Short Stop served a lot of functions. In a room parallel to the counter were freezes to buy beer, the middle area housed shelves of convenience items, the back featured a local fried chicken fast food place, Chester Fried, and next to that were the movies and NES games. One of my favorite things about Short Stop is that if you were careful and knew what you wanted, you could position yourself on the top step that led to the beer freezers to see what boxes were behind the counter. If the game you were looking for was there, you tempered your expectations, but if it wasn’t, your heart raced as you moved as quickly to the back as possible to claim your prize.

Carbonear’s other major rental joint was Family Video, not to be confused with the chain in the United States, one of the largest local video stores in our area found on Water Street – there are a lot of Water Streets where we’re from. Upon entering, the video games were directly to your right next to a pair of coolers, but compared to Short Stop, Family Video wasn’t a place I went to often, at least not in the days of the NES. Family Video’s speciality was more so its vast selection of movies. To the left past the entrance was the section for the new releases and where that wall ended, a short set of stairs led to a room stuffed with a massive collection of VHS tapes from the ‘80’-s. Around the corner from the video games was an area dedicated to family films, mostly clam shell cased Disney films, and a door that I wasn’t allowed to enter until I got a little older.

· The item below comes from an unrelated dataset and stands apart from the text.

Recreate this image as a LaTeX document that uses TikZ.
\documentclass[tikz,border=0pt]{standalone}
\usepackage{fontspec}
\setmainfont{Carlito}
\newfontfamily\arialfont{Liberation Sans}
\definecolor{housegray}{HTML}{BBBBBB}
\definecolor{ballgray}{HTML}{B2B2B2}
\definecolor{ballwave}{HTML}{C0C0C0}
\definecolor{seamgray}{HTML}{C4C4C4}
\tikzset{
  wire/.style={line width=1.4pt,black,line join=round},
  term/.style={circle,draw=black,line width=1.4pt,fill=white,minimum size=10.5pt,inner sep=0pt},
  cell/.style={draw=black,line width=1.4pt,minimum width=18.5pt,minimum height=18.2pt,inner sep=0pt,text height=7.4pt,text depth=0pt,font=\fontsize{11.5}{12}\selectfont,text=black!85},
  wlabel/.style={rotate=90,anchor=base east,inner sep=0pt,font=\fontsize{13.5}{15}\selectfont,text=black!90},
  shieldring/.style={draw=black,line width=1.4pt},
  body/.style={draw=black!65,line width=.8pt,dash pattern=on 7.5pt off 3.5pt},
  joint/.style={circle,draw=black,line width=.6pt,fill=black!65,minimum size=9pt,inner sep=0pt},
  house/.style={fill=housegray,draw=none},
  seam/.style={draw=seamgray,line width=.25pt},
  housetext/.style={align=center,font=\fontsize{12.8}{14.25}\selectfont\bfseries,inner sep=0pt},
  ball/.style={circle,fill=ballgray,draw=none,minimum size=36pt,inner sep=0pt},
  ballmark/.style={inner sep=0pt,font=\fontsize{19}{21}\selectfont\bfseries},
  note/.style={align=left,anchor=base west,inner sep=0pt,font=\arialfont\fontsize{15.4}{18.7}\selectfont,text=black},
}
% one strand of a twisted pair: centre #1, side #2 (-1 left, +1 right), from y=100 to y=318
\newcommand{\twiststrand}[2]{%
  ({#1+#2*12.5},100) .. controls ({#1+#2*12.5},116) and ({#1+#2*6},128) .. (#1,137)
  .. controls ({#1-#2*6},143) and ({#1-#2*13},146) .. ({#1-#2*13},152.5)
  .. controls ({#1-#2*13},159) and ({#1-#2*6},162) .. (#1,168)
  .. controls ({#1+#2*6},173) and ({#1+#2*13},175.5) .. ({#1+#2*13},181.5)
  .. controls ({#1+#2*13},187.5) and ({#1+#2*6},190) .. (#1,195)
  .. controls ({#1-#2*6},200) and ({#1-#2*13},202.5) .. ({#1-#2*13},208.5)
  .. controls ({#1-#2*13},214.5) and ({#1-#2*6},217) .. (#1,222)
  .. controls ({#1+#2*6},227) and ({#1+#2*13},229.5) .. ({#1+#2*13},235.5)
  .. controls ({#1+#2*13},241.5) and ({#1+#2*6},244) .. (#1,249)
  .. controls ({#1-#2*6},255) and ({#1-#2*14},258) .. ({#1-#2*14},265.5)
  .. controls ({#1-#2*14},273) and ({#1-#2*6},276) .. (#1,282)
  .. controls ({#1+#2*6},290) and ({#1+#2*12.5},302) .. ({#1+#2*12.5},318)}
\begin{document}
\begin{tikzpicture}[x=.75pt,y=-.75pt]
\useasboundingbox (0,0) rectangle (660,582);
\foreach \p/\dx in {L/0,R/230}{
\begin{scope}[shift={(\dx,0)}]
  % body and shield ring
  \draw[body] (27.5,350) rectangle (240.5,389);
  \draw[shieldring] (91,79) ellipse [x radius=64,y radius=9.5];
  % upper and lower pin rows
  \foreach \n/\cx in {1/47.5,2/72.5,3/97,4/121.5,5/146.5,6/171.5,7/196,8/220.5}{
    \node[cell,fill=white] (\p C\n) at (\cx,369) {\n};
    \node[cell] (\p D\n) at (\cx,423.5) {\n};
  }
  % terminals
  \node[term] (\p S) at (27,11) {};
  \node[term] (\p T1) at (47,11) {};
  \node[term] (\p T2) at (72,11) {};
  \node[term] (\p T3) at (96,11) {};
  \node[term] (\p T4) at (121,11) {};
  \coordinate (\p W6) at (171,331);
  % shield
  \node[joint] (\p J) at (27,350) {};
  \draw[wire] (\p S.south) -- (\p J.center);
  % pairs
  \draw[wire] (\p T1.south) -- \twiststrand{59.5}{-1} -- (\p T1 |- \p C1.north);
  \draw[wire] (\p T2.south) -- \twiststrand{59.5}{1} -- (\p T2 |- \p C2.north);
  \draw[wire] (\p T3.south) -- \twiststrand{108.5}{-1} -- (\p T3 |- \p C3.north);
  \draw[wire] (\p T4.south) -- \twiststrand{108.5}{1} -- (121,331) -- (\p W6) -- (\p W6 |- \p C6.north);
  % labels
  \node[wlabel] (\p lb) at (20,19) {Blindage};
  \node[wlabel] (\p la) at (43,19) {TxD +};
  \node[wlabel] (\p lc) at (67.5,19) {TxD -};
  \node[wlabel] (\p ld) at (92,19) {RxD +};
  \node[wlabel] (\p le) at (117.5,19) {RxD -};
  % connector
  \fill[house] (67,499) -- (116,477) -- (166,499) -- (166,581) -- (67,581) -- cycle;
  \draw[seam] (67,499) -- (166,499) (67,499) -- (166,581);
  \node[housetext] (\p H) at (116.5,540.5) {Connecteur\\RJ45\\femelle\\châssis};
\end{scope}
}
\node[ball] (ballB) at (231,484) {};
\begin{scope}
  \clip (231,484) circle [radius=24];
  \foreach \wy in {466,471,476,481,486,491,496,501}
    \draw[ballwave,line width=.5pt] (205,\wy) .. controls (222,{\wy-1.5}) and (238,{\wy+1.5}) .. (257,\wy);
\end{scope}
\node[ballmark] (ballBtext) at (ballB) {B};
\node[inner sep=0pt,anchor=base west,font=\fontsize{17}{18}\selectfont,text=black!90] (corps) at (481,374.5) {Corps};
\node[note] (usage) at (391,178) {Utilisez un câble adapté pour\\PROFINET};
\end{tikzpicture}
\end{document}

Where most of my Family Video nostalgia comes from is the summer of 2005 when I got to work there for a few months. Between semesters of university, I would come back to Harbour Grace, much to my dismay, and latched on to a temporary position to save as much money as I could for school. Mostly this meant working for the town, cutting grass, painting fences and helping out with other beautification projects, that was until I got what was my dream job, for the time anyway.

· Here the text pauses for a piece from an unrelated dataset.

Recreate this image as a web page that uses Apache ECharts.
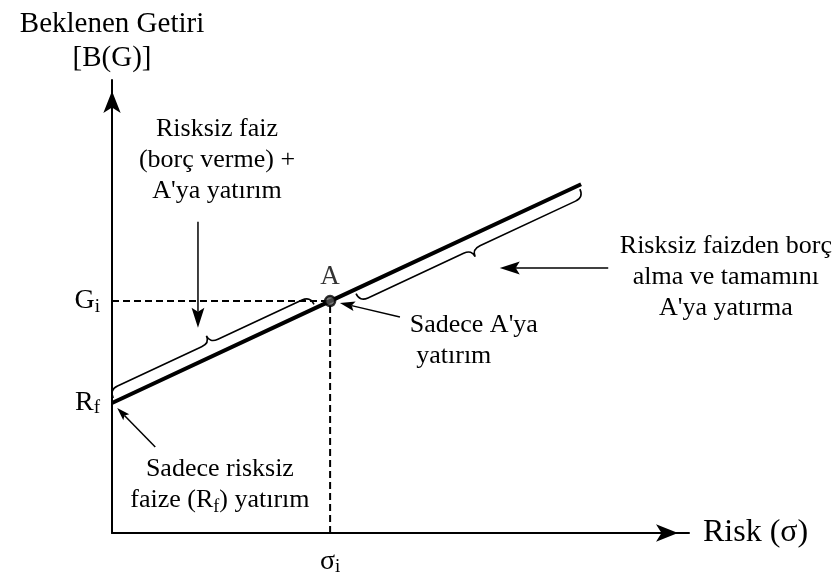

I’ve held a few jobs since graduating with a university degree, but none even come close to making me as fulfilled as I was working in that video store. Of course the pay wasn’t great, but what it lacked in salary it more than made up for with the joy I had coming to work each day. During that summer I actually hated having days off as there was nothing more that I wanted to do than work in the store. Movies and video games were things I knew, so it was easy to talk to people when they came in looking for recommendations or just to chat. In my downtime I would make sure that the new releases were placed alphabetically so people could easily find them, or reorganized the video games such that the ones with a mature rating were on the top shelf out of the hands of kids.

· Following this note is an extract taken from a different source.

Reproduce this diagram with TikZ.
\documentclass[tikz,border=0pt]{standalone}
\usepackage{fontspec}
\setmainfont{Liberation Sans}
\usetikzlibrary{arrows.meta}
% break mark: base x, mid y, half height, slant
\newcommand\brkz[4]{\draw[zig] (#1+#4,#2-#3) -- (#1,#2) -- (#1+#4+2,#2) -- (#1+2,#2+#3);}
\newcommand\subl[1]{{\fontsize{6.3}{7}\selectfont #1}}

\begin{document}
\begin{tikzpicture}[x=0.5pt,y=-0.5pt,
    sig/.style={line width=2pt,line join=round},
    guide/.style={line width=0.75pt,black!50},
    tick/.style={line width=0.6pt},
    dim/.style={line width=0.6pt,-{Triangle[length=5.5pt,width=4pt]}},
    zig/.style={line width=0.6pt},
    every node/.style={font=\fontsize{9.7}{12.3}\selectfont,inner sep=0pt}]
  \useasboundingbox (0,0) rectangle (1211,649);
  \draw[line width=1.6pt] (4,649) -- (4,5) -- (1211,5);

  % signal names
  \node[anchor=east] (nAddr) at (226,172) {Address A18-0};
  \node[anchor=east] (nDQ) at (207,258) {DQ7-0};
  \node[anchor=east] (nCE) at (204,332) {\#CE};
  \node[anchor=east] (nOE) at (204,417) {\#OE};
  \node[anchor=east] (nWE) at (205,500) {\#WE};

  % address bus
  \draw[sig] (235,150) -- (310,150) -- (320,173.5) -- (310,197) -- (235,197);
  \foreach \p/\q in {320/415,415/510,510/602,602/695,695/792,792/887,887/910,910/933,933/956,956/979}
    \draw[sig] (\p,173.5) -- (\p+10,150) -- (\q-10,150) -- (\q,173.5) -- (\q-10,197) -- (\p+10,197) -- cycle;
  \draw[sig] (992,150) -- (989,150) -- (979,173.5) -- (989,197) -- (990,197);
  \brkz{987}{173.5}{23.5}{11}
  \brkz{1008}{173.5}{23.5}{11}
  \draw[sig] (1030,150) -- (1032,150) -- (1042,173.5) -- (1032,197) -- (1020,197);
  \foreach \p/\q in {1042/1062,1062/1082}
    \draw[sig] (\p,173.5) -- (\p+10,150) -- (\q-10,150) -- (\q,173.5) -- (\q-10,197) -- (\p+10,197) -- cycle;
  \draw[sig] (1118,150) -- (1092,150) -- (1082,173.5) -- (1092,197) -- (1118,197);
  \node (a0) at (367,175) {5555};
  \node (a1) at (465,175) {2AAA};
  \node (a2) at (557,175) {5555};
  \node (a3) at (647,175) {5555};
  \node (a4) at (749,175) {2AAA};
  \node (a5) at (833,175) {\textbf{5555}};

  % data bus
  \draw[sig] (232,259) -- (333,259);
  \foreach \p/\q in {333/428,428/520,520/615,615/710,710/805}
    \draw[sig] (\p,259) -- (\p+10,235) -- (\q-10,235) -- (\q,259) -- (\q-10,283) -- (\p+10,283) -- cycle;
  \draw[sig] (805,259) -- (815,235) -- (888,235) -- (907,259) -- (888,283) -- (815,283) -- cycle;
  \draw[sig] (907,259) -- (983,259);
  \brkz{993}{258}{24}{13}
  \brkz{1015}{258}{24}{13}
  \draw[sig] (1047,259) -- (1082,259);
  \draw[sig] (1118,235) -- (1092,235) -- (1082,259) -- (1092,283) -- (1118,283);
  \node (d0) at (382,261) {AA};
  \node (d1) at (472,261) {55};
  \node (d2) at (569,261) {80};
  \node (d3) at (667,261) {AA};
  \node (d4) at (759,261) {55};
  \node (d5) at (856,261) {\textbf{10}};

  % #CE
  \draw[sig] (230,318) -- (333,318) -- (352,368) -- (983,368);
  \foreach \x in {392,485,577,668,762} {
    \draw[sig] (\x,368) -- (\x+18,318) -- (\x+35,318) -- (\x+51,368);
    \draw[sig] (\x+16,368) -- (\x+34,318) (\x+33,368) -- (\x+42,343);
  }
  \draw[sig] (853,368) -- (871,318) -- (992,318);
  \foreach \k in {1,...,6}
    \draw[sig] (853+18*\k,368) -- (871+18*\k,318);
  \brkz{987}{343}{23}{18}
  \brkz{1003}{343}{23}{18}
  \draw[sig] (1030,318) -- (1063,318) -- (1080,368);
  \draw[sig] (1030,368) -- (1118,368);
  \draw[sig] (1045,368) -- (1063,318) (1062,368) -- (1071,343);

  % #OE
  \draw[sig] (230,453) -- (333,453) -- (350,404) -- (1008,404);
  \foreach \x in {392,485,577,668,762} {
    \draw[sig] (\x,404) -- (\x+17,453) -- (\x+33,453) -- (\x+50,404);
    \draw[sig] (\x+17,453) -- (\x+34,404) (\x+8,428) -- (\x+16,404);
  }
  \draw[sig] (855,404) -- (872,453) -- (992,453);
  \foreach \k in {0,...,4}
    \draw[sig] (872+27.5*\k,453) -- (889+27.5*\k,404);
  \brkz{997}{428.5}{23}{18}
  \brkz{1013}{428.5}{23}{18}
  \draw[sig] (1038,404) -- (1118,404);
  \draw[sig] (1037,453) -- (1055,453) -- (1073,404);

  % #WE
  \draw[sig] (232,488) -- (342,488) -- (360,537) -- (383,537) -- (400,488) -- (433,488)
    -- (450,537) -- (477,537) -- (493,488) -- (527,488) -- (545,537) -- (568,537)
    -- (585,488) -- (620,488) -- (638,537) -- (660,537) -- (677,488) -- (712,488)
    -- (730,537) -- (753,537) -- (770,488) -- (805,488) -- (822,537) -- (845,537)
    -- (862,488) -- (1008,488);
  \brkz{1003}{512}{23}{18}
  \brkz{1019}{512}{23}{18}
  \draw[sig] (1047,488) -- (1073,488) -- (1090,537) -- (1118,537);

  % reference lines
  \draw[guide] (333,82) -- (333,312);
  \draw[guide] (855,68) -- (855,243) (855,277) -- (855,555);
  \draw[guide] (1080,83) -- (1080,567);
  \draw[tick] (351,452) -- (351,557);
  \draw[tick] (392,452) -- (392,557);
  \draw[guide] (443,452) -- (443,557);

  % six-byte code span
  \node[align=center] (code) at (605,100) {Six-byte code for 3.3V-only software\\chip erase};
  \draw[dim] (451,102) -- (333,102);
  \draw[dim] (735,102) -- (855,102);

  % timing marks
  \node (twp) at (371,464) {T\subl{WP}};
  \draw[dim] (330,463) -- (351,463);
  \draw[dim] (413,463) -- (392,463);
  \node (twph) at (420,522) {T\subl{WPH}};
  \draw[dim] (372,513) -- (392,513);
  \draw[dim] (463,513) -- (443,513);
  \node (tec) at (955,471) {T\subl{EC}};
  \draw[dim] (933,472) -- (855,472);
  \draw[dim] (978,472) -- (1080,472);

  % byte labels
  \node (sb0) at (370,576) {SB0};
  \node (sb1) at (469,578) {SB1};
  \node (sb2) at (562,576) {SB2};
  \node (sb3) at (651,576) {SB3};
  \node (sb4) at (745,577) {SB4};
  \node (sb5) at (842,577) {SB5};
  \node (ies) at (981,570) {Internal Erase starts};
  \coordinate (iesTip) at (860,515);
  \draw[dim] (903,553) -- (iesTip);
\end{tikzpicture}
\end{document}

It wasn’t much, but I loved every single second of it, even when the person who lived across the street was blasting Christmas songs in the months of July and August. A year later, I would meet one of the most important people to perhaps ever enter my life who had taken over my position as I had to attend university that summer. I broke the ice when I inserted myself into a conversation with a patron about a subject very near and dear to my heart: movies based on video games.